Romitti recognizes the importance of having a space for clients to just be themselves and acknowledges how difficult it is for clients to put themselves in front of someone who doesn’t understand or isn’t trained in understanding what they are going through.
Though the COVID-19 pandemic has afforded telehealth opportunities to many clinicians and their clients, Romitti says that accessibility to mental health care remains a major concern as society returns to normal.
“People have had access to care that they may have never had before,” she says. “There are so many populations now that are able to be cared for, and as clinicians, overnight we innovated, because we are called to serve, and we were not going to let a client fall behind. I would hate for us to go back to a world where people are locked out with limited or no access to care, especially when they’ve been given a taste of creating change in their lives and being able to take better care of themselves.”
Telehealth has provided people in the LGBT community with an additional level of safety and security, Romitti says. “If you’re someone who is not OK with being out, right now you don’t have to walk into a therapy practice that specializes in LGBT issues. You don’t have to out yourself, or fear outing yourself, or be somewhere you don’t feel comfortable.”
As a doctoral candidate, Romitti also supervises graduate students and people working toward state licensure in Pennsylvania.
“Supervision is vital to our work and our development as clinicians,” she says. “I find it to be one of the most important things that we can do as clinicians in order to do the work appropriately,” Romitti says. “It is extremely important that supervisors are trained, that they understand the role that they play and the responsibility that they hold, and that they approach supervision as importantly as it is to the development of the clinician. Even if you’ve been in the field 25 years, there’s still something to learn and gain from, either about yourself, or a topic, or a client, and we need a community of counselors that we can lean on, consult with, and supervise with. As clinicians, we’re never done developing and learning.”
After she receives her PhD, Romitti hopes to teach.
“It is so important that we have passionate, competent clinicians in the field,” she says. “I don’t feel like anyone can do this work well if they don’t like doing it.

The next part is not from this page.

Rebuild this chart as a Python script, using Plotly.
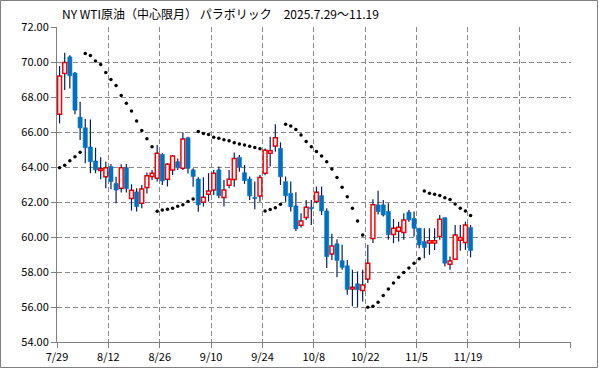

And even with all the standards we have established, we’re still going to have people who don’t do things the way they’re supposed to. When clients tell me about these negative experiences, I think, ‘I wish I were in a classroom where I could build a generation of counselors who are passionate, competent, and want to do the work—counselors who understand their responsibility to the client and to themselves.’ Sometimes we forget that clinicians are human beings.”
LGBT allies should make their voices heard and show their support, Romitti says.
“Ethics are extremely important,” she says. “My being a visible representation of the LGBT community is important, too. I think that leaders in the community need to be out or ‘out allies.’ Clients see that, they are searching for that, and they need that support. We are looking for symbols of safety such as rainbows and visible statements, so we know who we can share ourselves with. LGBT people are out and vulnerable all the time, and if you’re an ally, being able to stand out in solidarity with them is extremely important.”